Students participate in ‘#Halston: Student Design Challenge’

Post by IU Newsroom intern Tori Lawhorn:

Halston Design Challenge

20 students in IU’s Department of Apparel Merchandising and Interior Design participated in “#Halston: Student Design Challenge.” Photo by Chaz Mottinger.

The spirit of Roy Halston Frowick’s designs came alive once again as 20 students in IU’s Department of Apparel Merchandising and Interior Design participated in the “#Halston: Student Design Challenge” in the Grunwald Gallery of Art on Wednesday, Sept. 30.

This was in celebration of the exhibit “Halston: Line and Legacy,” celebrating fashions by one of the most influential American designers of the 20th century. The exhibit runs through tomorrow, Oct. 3.

Halston (1932-1990) was a former IU student who also studied at the Art Institute of Chicago. He started by designing hats in Chicago before trading the heartland for an earned place at the heart of the New York fashion world.

The design students were led by their teacher, Deb Christiansen, an instructor in the department.

“Their directive was to be inspired by Halston’s aesthetic, style, silhouette, design details, or even his use of fabric and color,” she said.

Diane Dickey

Senior Ellie Feitl models a dress designed by senior Diane Dickey.
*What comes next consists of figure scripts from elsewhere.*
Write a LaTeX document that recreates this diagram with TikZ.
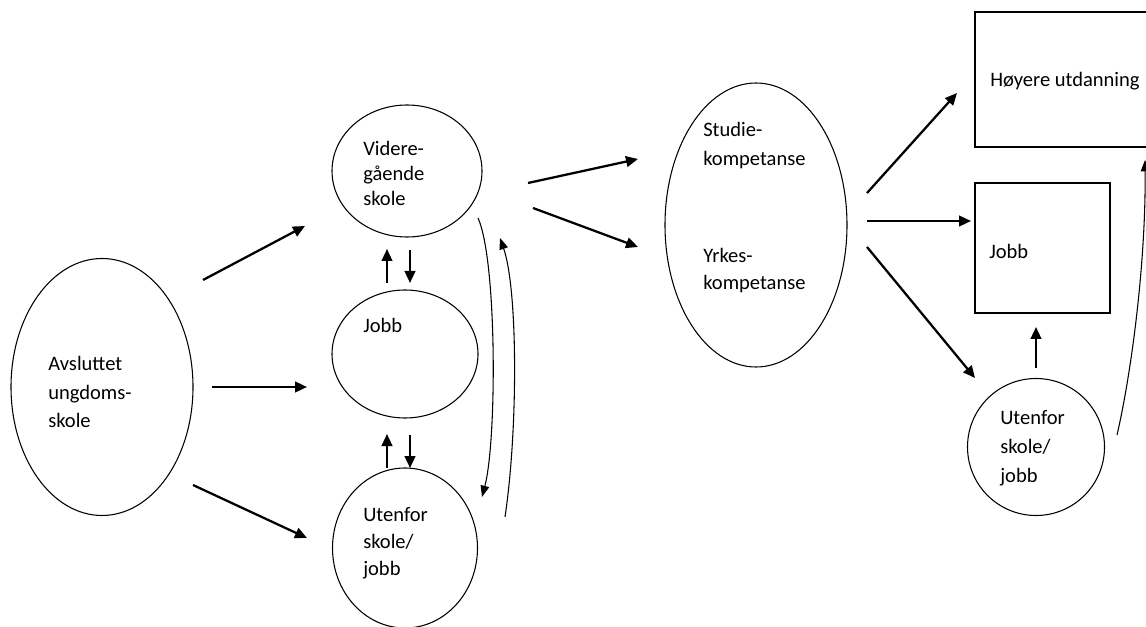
\documentclass[tikz,border=0pt]{standalone}
\usepackage{fontspec}
\setmainfont{Carlito}
\usetikzlibrary{arrows.meta,shapes.geometric}
\newcommand\txtlines[2]{\vtop{\baselineskip=#1\relax\lineskiplimit=-100pt\relax #2}}
\begin{document}
\begin{tikzpicture}[x=0.75pt,y=-0.75pt,
  oval/.style={draw, line width=0.8pt, inner sep=0pt, ellipse},
  boxnode/.style={draw, line width=0.8pt, inner sep=0pt, rectangle},
  lbl/.style={anchor=base west, inner sep=0pt, font=\fontsize{15.4pt}{18pt}\selectfont},
  bigarrow/.style={line width=1.7pt, -{Triangle[length=9pt,width=8pt]}},
  thinarrow/.style={line width=0.8pt, -{Triangle[length=8.5pt,width=6.5pt]}}]
\useasboundingbox (0,0) rectangle (1146,627);

% shapes
\node[oval, minimum width=136.5pt, minimum height=192.75pt] (avs) at (102,387) {};
\node[oval, minimum width=112.5pt, minimum height=99pt] (vgs) at (407,171) {};
\node[oval, minimum width=109.5pt, minimum height=96pt] (jobbL) at (405,354) {};
\node[oval, minimum width=108.75pt, minimum height=120pt] (utL) at (405,548) {};
\node[oval, minimum width=136.5pt, minimum height=213pt] (komp) at (756,225) {};
\node[oval, minimum width=102.75pt, minimum height=102.75pt] (utR) at (1036,447) {};
\node[boxnode, minimum width=131.25pt, minimum height=101.25pt] (hoy) at (1062.5,79.5) {};
\node[boxnode, minimum width=101.25pt, minimum height=97.5pt] (jobbR) at (1042.5,248) {};

% labels
\node[lbl] (tavs) at (48,370) {\txtlines{21.75pt}{\hbox{Avsluttet}\hbox{ungdoms-}\hbox{skole}}};
\node[lbl] (tvgs) at (363,156) {\txtlines{18.75pt}{\hbox{Videre-}\hbox{gående}\hbox{skole}}};
\node[lbl] (tjobbL) at (363,333) {Jobb};
\node[lbl] (tutL) at (363,521) {\txtlines{20.25pt}{\hbox{Utenfor}\hbox{skole/}\hbox{jobb}}};
\node[lbl] (tstud) at (703,137) {\txtlines{21.75pt}{\hbox{Studie-}\hbox{kompetanse}}};
\node[lbl] (tyrk) at (703,263) {\txtlines{20.25pt}{\hbox{Yrkes-}\hbox{kompetanse}}};
\node[lbl] (thoy) at (990,87) {Høyere utdanning};
\node[lbl] (tjobbR) at (989,259) {Jobb};
\node[lbl] (tutR) at (1000,424) {\txtlines{21.75pt}{\hbox{Utenfor}\hbox{skole/}\hbox{jobb}}};

% connector end points
\coordinate (a1s) at (203,280); \coordinate (a1e) at (305,226);
\coordinate (a2s) at (212,387); \coordinate (a2e) at (307,387);
\coordinate (a3s) at (193,485); \coordinate (a3e) at (307,538);
\coordinate (s1s) at (387,283); \coordinate (s1e) at (387,249);
\coordinate (s2s) at (410,250); \coordinate (s2e) at (410,283);
\coordinate (s3s) at (387,468); \coordinate (s3e) at (387,434);
\coordinate (s4s) at (410,435); \coordinate (s4e) at (410,468);
\coordinate (b1s) at (528,183); \coordinate (b1e) at (638,159);
\coordinate (b2s) at (533,208); \coordinate (b2e) at (638,247);
\coordinate (c1s) at (867,193); \coordinate (c1e) at (957,93);
\coordinate (c2s) at (867,221); \coordinate (c2e) at (971,221);
\coordinate (c3s) at (867,247); \coordinate (c3e) at (975,378);
\coordinate (c4s) at (1036,368); \coordinate (c4e) at (1036,327);
\coordinate (d1s) at (478,218); \coordinate (d1e) at (482,497);
\coordinate (d2s) at (505,517); \coordinate (d2e) at (500,238);
\coordinate (d3s) at (1117,435); \coordinate (d3e) at (1145,160);

% connectors
\draw[bigarrow] (a1s) -- (a1e);
\draw[bigarrow] (a2s) -- (a2e);
\draw[bigarrow] (a3s) -- (a3e);
\draw[bigarrow] (s1s) -- (s1e);
\draw[bigarrow] (s2s) -- (s2e);
\draw[bigarrow] (s3s) -- (s3e);
\draw[bigarrow] (s4s) -- (s4e);
\draw[bigarrow] (b1s) -- (b1e);
\draw[bigarrow] (b2s) -- (b2e);
\draw[bigarrow] (c1s) -- (c1e);
\draw[bigarrow] (c2s) -- (c2e);
\draw[bigarrow] (c3s) -- (c3e);
\draw[bigarrow] (c4s) -- (c4e);
\draw[thinarrow] (d1s) .. controls (497,260) and (497,440) .. (d1e);
\draw[thinarrow] (d2s) .. controls (518,430) and (518,290) .. (d2e);
\draw[thinarrow] (d3s) .. controls (1132,370) and (1146,260) .. (d3e);
\end{tikzpicture}
\end{document}
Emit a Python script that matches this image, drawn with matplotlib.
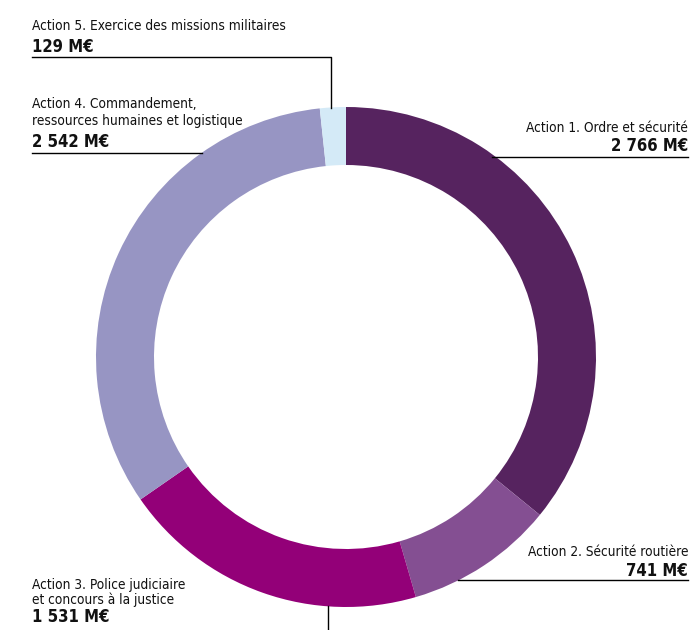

Photo by Chaz Mottinger.

Christiansen couldn’t resist the challenge herself – she made the golden brown sequin top she was wearing the day of the challenge the night before.

“I needed some Halston sequins,” she said.

Christiansen called the challenge a “speed design project,” aiming to help her students overcome future challenges in the design industry.

“Fashion design students will work in a variety of capacities in the apparel industry, but will likely work for and with other people, incorporating their ideas or following their directives,” she said. “Guided assignments help students learn from design precedent, inform them about what fabrics and techniques work for different designs and details, and teach them how to realize a variety of designs and styles.

“The knits and fabrics that Halston used were of the highest quality, and our students are challenged to attain the silhouettes and elements using less expensive fabrics.”

Senior Diane Dickey designed a one shouldered red dress that she said drew direct inspiration from Halston. Her model was senior Ellie Feitl.

“I wanted to design a one shouldered dress that would gather well at the waist,” Dickey said. “It’s a real simple design, so I designed it in red so it would pop. Halston has so many elegant designs, so I wanted to design something similar, with a long length and a dramatic opening.”


Senior Ellie Feitl models jewelry designed by student Ge Bai. Photo by Chaz Mottinger.

Junior Mengxue Ding designed a black dress with beaded work on the chest and an approximately five foot long train. Her model was junior Zoe Chen.

“Some of Halston’s dresses and long and dramatic,” Ding said. “His fabric use is amazing. I wanted to design something with the beads as well, so I added it to the dress, but kept the rest of it bare.”

The long train, Ding said, was an accident. “I didn’t have a chance to finish my hem, so it was a pretty cool accident,” she said, “I decided to keep it.”

Junior Paul Rumer finished his blue jumpsuit design the morning of the challenge. His model was junior Sydney King.

Rumer said he drew his inspiration from the blue, two-piece silk jersey dress from 1974 worn by socialite Anne H. Bass.

Paul Rumer

Junior Sydney King models a jumpsuit designed by junior Paul Rumer. Photo by Chaz Mottinger.

“I added a halter top and a jumpsuit together,” he said. “It took a little of time to do because it wraps around the side seam and then ties in the front, but I love how it turned out.”

The fashion design students also partnered with students in the Metalsmithing and Jewelry Design Department to create accessories to accompany their outfits.

Randy Long, a professor in the Metalsmithing and Jewelry Design Department, encouraged her students to use Halston as inspiration for their jewelry pieces.

“These students were encouraged to interpret Halston through their own aesthetic and their own use of materials,” she said.

The fashion design students are in their third semester of the fashion design course taught by Christiansen. This is their first year of technical design.

“Students are definitely learning what a difference in fabric quality can mean to the outcome,” she said. “These students are also fairly new to both pattern development and draping, so they are more than challenged by trying to achieve such sophisticated design effects with very little experience in realizing design.”

The Department of Apparel Merchandising and Interior Design and the studio fine arts programs will combine to form the new School of Art and Design on July 1, 2016.